DH told me NO at first, but now when Cicero gets messy he is saying..."Let me fix your hair" He likes the eyes...and wants the long coat....so he caved.


----------



## ivyagogo (Sep 11, 2007)

They look really thrilled. Snort.


----------



## mellowbo (Aug 12, 2007)

Jasper looks so cute!
Carole


----------



## irnfit (Nov 21, 2006)

ound: Kodi will not tolerate a topknot either, so I understand how you feel. That's why you need another one, a little girl, for bows and dresses. :biggrin1:


----------



## murphymoesmamma (Apr 1, 2009)

*Please tell*

Jasper is a cutie but please tell, who is DH? does it stand for durn husband? I am beginning to think you are all married to the same man!


----------



## Missy (Nov 6, 2006)

ha ha ha murphy's mom! yup we are all married to Dear Husband! come to think about it...do our DH's refer to us DW's? yup went a bit crazy today... I love the side knots too... maybe if I let it grow a bit longer I can braid it.


----------



## BeverlyA (Oct 29, 2006)

Awwww Missy!!! I agree with Dale, in the first picture he looks like he's saying, "I can't look!" but by the last couple he's saying,"yeah, I'm FINE!" 
I think Jas is just very comfortable with his sexuality and remembers some other men that did okay with the ladies while sporting 'tails...Steven Siegal, Ice T, and Brad Pitt to name just a few!

Beverly


----------



## marb42 (Oct 19, 2008)

That was so funny! My daughter is always putting hair bows in Marble and asking if she can paint his nails. Gina


----------



## Missy (Nov 6, 2006)

well Beverly, as you are probably aware...I am quite partial to men with long hair... the hippy in me...Bono, Daniel Day Lewis (in last of the mohicans only) Johnny Depp. My Jasper is actually a very secure insecure woof...and lets me do almost anything to him..."just don't touch the paws!"

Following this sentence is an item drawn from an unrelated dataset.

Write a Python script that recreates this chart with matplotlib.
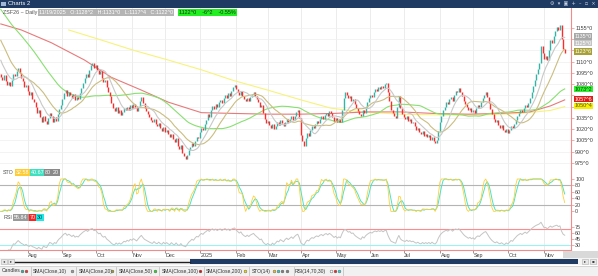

Leeann, I will give you some home made chicken jerky if you don't tell Michael... (except you are going to get some anyway next time I see you... Cash tested, Jasper approved) 

It was fun.


----------



## suzyfrtz (Nov 12, 2007)

Very cute photos, Missy!

Suzy


----------



## Lina (Apr 26, 2007)

hahahahaha! Poor Jasper... he does look cute, though.


----------



## Jane (Jun 2, 2007)

Awwwwww, Missy! He looks so cute.


----------



## Posh's Mom (Dec 20, 2007)

Missy he looks so adorable!


----------



## marjrc (Jan 13, 2007)

Soooooo glad I dug around in my "new posts" and found this on page 6 ! 

Jasper is adorable!! I won't tell because I'd do the same. lol He really is cute in those pig tails. :biggrin1:


----------



## herrick51 (Mar 4, 2008)

I just made it to this thread. . .love the boy secure in his masculinity! We must have the same type of alpha. Brody got his bangs cut due to this one and only time he came home from the groomer with this adorable bow (he was about 6 months old). DH had a major fit!









mary


----------